What the task requires: Search the data below for the string "this". Extract every line that contains it.

Information provided:
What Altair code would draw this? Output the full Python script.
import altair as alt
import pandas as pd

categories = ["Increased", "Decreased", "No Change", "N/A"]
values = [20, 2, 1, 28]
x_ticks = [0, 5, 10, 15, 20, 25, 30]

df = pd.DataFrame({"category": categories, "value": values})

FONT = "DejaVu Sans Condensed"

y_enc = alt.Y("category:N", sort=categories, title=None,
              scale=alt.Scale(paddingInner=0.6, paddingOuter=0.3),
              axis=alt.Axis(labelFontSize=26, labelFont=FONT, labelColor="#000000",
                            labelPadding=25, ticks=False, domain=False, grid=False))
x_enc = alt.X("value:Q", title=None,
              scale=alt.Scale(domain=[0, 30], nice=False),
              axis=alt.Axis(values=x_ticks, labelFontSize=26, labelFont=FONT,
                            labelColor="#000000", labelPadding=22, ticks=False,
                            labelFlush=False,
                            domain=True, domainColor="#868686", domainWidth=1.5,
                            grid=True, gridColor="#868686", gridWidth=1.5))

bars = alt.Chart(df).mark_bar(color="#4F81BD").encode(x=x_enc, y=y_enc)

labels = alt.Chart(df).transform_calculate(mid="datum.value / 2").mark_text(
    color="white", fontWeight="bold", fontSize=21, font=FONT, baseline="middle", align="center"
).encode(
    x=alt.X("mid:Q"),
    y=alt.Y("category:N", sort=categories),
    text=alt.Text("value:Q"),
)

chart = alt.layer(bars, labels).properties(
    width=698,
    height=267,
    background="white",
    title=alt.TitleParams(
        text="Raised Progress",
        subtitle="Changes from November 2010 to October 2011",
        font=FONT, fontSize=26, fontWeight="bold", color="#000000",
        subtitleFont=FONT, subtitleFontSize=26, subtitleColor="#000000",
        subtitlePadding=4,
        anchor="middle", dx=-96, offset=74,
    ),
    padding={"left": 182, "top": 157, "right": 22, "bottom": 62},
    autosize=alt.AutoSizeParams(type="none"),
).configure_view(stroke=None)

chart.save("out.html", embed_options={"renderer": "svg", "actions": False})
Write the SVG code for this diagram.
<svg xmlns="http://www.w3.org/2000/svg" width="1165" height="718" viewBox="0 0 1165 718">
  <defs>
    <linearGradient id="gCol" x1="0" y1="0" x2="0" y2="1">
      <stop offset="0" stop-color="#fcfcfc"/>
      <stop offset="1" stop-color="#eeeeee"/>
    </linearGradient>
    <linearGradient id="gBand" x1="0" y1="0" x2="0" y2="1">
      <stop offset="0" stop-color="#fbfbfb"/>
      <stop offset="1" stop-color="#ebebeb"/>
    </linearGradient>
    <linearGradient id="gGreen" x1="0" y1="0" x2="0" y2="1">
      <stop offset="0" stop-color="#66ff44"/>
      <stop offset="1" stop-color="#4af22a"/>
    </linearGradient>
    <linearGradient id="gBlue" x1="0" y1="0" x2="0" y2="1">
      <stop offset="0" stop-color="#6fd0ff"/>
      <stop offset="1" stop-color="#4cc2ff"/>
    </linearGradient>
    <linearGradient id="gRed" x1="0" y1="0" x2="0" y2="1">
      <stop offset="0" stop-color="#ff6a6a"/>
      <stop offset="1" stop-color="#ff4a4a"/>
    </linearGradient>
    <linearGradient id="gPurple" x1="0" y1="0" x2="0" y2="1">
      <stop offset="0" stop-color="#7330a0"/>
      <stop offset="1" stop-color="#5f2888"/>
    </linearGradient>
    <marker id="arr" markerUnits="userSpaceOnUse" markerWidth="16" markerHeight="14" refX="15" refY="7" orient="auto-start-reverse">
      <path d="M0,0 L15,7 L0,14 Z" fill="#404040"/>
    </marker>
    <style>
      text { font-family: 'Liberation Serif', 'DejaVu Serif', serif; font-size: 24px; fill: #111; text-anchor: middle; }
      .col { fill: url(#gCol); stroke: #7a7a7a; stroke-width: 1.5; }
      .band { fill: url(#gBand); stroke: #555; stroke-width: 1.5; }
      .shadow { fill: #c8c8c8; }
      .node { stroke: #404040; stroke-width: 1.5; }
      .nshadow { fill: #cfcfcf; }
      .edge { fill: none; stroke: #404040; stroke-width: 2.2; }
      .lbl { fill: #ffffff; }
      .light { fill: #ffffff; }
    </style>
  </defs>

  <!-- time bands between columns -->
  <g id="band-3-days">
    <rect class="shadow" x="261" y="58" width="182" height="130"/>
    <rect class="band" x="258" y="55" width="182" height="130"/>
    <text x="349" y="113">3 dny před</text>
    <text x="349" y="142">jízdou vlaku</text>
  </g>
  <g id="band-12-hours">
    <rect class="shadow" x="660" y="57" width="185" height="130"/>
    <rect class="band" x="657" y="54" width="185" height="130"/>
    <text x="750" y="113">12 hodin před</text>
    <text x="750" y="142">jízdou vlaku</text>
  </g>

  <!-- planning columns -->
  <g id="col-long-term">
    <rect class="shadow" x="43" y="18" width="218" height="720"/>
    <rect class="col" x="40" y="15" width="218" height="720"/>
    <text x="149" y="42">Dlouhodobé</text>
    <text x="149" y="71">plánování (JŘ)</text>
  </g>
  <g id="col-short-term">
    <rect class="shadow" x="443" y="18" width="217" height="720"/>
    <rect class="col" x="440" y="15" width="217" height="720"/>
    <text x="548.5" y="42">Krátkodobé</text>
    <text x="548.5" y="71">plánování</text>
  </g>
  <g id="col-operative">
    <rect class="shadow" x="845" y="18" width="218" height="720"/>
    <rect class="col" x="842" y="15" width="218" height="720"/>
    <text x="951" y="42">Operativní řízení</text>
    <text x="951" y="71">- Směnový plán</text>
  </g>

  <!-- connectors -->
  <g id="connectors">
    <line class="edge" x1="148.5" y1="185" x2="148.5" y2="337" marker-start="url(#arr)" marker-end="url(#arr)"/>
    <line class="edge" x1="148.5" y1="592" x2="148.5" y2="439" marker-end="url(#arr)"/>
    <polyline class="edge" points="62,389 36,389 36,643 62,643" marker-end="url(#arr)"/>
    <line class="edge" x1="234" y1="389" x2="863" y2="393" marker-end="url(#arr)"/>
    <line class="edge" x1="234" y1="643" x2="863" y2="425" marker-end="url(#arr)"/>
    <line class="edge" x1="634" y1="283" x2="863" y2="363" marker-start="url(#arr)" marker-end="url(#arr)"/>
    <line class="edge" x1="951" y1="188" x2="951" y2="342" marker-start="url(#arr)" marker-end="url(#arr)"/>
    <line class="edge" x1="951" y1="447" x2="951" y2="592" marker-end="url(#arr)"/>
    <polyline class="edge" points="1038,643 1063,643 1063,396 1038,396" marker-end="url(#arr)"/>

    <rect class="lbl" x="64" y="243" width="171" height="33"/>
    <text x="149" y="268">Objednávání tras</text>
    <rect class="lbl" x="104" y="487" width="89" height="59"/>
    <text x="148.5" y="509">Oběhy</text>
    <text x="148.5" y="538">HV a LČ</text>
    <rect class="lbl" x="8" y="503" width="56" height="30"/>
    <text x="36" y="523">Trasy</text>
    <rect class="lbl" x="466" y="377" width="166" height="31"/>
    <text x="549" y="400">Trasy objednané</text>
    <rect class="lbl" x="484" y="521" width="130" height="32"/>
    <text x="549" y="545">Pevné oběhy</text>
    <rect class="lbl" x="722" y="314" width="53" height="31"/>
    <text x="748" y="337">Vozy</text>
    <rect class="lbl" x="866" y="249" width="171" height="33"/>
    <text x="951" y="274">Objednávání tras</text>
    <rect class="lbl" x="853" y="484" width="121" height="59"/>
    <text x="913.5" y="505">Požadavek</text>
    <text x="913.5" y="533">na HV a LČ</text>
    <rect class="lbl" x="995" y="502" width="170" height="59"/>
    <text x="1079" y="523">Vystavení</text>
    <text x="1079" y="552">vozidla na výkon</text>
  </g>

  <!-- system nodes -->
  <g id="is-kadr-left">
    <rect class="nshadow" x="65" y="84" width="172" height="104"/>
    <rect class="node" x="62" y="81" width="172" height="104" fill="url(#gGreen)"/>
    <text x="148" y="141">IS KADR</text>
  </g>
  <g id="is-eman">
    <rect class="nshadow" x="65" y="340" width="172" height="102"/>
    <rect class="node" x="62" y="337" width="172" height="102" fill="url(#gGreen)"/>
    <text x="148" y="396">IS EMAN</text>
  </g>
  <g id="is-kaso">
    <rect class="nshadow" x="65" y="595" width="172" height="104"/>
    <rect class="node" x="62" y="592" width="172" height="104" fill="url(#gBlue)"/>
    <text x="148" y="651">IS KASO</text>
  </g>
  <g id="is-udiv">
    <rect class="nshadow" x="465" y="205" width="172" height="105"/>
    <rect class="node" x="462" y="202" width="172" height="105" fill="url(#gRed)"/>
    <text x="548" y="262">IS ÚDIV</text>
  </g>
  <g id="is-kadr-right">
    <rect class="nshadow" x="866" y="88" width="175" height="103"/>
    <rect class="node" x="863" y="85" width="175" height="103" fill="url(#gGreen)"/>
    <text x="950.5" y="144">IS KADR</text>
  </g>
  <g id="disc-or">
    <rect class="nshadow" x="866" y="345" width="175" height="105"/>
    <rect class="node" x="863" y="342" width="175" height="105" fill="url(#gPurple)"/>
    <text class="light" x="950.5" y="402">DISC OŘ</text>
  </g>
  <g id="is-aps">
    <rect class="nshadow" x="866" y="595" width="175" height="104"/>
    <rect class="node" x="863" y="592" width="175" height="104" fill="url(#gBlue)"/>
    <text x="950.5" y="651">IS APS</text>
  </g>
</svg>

Written reply:
What Altair code would draw this? Output the full Python script.
Write the SVG code for this diagram.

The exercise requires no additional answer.